TOKYO – Radioactive water continued to seep into the sea today after a failed attempt by the operator of Japan’s crippled Fukushima nuclear power plant to seal the leak using an absorbent polymer, sawdust and shredded paper.

Tokyo Electric Power Co. officials think the leak has been coming from a concrete pit holding power cables near reactor No. 2. The utility said it would use a dye today to try to trace the path of the leak, Kyodo news reported. Radiation levels in the pit water are an estimated 1,000 millisieverts per hour, a high but not immediately lethal dose.

Engineers also planned to begin injecting nitrogen gas into reactors Nos. 1, 2 and 3 in an attempt to prevent possible explosions from the buildup of hydrogen gas. Explosions at the three reactors in the first four days after the magnitude-9 earthquake and accompanying tsunami that struck Japan on March 11 badly damaged the reactor buildings and disabled the cooling pumps that provided water to the reactors. Government officials say it may take months to fully restore the cooling systems.
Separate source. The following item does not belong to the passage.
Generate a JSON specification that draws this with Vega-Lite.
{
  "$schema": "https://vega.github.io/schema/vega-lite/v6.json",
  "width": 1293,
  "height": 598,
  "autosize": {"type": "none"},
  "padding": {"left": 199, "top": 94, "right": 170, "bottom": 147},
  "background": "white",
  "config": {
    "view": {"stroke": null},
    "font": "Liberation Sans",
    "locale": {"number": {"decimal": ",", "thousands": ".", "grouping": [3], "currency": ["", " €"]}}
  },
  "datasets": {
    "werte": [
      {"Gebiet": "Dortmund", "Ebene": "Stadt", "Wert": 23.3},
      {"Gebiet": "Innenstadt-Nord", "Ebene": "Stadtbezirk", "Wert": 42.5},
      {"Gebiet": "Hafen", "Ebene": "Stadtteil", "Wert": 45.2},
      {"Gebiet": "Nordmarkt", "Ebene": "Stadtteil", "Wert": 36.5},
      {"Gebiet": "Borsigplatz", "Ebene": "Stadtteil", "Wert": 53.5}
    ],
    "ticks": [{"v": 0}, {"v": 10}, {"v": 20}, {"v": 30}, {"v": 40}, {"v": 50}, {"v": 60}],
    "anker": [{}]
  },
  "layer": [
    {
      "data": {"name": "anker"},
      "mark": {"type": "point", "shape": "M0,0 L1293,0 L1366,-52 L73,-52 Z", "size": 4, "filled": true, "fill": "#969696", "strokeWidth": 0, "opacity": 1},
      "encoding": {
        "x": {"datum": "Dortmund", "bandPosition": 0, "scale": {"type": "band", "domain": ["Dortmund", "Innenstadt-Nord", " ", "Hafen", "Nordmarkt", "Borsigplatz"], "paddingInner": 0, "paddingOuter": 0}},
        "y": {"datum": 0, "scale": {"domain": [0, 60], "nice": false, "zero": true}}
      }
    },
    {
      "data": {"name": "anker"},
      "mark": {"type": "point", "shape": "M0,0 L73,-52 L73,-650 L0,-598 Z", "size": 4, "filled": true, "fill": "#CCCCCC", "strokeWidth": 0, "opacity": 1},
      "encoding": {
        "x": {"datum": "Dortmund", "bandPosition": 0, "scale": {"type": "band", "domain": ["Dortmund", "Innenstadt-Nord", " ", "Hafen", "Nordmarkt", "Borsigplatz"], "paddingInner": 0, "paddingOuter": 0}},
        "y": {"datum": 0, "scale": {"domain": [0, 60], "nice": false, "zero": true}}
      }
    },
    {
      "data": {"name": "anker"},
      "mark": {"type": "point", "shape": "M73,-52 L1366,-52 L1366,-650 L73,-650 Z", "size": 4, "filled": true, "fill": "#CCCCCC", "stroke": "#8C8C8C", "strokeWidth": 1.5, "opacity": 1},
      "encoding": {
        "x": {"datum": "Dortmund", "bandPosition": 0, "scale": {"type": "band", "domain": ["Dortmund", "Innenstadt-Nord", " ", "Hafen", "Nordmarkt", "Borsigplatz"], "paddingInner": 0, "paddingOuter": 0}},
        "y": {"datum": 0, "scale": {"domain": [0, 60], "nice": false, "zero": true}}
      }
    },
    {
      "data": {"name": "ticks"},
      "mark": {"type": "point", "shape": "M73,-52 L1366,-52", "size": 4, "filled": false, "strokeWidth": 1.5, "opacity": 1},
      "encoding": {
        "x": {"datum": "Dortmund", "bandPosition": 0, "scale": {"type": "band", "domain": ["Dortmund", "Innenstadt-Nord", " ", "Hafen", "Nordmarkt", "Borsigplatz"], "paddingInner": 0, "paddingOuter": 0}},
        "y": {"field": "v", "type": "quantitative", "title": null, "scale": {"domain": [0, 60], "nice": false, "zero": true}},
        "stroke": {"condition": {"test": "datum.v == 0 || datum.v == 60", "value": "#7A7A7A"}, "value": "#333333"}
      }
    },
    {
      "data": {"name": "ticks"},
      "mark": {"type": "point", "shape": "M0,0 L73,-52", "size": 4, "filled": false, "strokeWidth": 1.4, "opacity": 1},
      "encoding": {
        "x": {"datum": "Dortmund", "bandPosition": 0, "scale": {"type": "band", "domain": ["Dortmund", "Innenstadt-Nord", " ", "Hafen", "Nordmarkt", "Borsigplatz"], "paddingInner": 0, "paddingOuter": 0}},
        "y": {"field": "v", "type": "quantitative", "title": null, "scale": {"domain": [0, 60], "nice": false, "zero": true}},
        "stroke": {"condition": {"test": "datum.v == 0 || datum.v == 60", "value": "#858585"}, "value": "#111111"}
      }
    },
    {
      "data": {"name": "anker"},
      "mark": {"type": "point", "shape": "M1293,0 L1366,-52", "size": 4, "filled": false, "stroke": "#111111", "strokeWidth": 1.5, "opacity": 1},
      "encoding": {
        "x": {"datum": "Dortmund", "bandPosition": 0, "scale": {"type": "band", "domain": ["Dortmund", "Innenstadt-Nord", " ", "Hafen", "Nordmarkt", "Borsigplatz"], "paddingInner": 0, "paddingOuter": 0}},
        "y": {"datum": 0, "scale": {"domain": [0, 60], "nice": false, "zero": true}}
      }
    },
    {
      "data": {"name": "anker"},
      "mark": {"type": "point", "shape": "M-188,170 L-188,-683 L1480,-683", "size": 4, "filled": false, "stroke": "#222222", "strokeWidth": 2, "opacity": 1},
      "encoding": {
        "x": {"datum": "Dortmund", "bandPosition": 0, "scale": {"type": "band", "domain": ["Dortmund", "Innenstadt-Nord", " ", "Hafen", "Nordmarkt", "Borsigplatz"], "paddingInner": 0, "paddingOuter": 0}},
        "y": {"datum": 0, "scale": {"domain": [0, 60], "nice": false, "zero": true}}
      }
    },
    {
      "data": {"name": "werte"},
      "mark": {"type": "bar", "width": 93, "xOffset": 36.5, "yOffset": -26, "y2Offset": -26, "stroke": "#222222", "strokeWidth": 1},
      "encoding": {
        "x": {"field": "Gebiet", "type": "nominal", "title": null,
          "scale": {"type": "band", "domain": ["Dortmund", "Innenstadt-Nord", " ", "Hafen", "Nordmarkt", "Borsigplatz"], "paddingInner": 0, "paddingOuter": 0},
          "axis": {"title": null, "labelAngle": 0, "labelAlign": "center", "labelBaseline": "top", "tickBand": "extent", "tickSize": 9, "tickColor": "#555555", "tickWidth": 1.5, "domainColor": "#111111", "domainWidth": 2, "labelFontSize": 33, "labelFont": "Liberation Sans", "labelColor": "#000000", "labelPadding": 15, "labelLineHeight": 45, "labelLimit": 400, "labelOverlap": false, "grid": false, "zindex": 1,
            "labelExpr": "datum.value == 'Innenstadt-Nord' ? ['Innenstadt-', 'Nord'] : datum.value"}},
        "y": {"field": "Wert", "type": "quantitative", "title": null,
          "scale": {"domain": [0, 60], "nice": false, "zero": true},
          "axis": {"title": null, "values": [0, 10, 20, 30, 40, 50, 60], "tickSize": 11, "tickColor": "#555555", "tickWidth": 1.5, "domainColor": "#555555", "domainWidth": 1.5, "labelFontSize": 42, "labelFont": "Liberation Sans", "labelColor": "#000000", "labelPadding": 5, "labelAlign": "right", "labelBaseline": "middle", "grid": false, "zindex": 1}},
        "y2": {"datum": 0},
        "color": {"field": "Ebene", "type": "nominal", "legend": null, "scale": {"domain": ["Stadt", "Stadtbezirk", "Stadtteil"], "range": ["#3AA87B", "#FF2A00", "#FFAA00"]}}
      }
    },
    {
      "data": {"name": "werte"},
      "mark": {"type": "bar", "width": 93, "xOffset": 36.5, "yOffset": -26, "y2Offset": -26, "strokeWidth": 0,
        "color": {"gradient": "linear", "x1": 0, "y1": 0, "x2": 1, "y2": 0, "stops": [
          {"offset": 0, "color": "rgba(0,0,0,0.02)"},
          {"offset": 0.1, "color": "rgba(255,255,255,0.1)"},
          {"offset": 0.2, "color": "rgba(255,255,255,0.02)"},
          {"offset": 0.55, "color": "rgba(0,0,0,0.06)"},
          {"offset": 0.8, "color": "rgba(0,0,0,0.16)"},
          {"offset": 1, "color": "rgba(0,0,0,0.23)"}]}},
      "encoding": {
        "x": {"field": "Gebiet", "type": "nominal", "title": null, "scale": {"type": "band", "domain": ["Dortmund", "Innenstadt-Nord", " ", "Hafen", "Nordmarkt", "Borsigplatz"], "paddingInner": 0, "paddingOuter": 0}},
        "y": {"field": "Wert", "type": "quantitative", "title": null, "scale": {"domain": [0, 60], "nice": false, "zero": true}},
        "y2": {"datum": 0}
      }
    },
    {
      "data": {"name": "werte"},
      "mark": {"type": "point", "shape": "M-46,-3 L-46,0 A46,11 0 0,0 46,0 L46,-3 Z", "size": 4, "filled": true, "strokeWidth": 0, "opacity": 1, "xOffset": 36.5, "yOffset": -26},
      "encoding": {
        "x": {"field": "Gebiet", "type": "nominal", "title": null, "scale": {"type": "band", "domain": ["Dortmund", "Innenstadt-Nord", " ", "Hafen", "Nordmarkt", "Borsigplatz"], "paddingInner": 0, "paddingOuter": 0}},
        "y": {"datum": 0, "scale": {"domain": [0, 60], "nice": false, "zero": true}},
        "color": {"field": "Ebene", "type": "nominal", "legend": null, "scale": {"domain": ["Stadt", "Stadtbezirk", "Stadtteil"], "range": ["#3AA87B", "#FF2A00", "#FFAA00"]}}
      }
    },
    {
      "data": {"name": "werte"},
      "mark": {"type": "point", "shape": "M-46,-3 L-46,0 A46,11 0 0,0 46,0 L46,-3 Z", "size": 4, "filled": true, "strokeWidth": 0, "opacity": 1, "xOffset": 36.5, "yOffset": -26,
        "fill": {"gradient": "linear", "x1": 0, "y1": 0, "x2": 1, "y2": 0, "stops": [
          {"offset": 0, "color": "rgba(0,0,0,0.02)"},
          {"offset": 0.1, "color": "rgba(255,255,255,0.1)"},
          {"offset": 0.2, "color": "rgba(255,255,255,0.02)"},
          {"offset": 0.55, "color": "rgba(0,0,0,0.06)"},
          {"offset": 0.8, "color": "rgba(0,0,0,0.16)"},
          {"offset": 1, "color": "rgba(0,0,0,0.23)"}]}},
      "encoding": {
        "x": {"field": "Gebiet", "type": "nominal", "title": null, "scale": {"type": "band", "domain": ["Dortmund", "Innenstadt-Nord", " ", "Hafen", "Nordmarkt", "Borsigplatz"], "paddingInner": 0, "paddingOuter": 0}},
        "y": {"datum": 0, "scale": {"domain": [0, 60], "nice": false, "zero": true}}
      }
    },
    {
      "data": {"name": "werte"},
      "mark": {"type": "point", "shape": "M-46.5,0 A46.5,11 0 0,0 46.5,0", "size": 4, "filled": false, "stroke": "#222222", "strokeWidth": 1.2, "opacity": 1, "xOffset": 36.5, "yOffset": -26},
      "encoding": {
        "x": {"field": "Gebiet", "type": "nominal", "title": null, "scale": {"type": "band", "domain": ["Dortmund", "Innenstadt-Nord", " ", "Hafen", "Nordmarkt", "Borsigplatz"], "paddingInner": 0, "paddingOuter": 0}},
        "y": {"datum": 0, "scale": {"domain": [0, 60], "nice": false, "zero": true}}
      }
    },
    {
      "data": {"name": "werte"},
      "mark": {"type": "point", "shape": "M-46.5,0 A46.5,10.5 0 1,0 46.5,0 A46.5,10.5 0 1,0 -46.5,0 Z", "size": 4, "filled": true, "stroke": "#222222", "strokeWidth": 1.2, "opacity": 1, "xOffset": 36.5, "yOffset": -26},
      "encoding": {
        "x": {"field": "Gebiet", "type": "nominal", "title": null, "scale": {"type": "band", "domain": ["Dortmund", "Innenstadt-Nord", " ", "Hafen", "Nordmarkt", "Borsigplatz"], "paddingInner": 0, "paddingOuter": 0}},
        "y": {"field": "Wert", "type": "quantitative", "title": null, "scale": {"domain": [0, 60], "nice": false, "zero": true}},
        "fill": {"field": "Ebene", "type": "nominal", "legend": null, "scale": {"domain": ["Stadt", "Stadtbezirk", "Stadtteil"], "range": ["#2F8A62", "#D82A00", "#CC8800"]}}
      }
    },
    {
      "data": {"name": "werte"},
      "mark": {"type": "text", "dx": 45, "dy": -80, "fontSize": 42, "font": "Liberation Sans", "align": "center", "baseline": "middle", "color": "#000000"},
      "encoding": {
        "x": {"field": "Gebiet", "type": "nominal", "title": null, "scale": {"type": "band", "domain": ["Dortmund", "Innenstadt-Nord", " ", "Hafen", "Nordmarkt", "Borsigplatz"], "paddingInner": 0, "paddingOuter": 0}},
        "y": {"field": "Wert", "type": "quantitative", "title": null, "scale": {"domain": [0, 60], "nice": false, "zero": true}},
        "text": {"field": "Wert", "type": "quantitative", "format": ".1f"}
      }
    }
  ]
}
The official death toll from the disaster topped 12,000 Sunday, as about 25,000 U.S. and Japanese troops finished an intensive three-day effort to recover bodies. The search located 78 corpses, but more than 15,000 people are still officially listed as missing. About 160,000 survivors remain in shelters.

Japan’s Red Cross and the Central Community Chest of Japan have collected more than $1 billion but have yet to distribute any cash directly to victims, prompting chief Cabinet secretary Yukio Edano to urge Sunday that the process be accelerated.

A Red Cross spokeswoman, Miyoko Kawamura, responded that the payments would likely start before the end of April.